Avec cet exemple, on voit bien une fois encore le lien étroit entre l’accueil d’étudiants par la France et la mobilité de ses étudiants : de ce point de vue, nous disposons de deux agences expérimentées, Campus France pour le rayonnement extérieur et 2E 2F pour la mobilité. Une plus grande synergie de ces deux agences sous tutelle interministérielle, pourquoi pas une fusion à terme, pourrait être bénéfique. Mais cette suggestion n’engage que moi, puisque j’ai retrouvé la liberté d’un parlementaire.

Enfin, dernier sujet livré aux contributeurs de cette table ronde : les étudiants français en mobilité vont d’abord en Europe, Espagne, Allemagne, Royaume-Uni en tête, puis aux Etats-Unis, au Québec, en Chine, en Australie… mais ils sont trop peu nombreux à aller en Inde, en Afrique, en Corée du Sud, en Malaisie, en Indonésie, en Amérique Latine hors Brésil, alors que ces pays connaissent une croissance tout à fait porteuse ainsi qu’une culture très riche.

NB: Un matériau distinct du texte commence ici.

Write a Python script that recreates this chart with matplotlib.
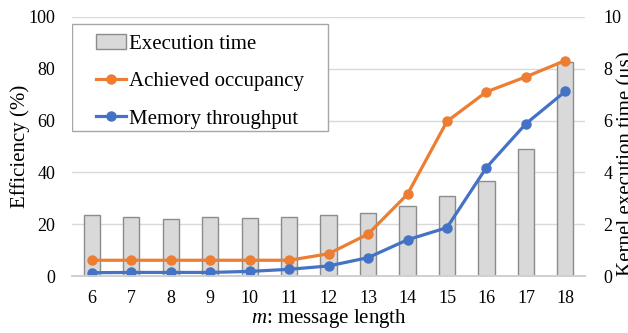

Pour conclure vraiment mon propos introductif, je voudrais vous livrer une information qui redonne de la modestie à chacun d’entre nous sur l’impact de nos intiatives. Les flux vers la Corée du Sud ont récemment augmenté de façon significative, selon une étude ministérielle, pas seulement à cause d’universités qui comme Paris Diderot et bien d’autres ont développé des coopérations fructueuses, mais surtout à cause de l’engouement dès le lycée des jeunes pour le chanteur Psy, idole des jeunes Coréens devenue star mondiale grâce au web. Encore une fois, comme pour les bébés Erasmus, les ressorts de la mobilité sont parfois surprenants mais toujours bénéfiques dans leur résultat : celui de permettre à notre pays de garder ce caractère universel qui fait sa grandeur et sa richesse dans un monde de plus en plus globalisé.

Et le dernier mot revient à Erasme, « les gens trouvent leur suprême plaisir à ce qui leur est suprêmement étranger».»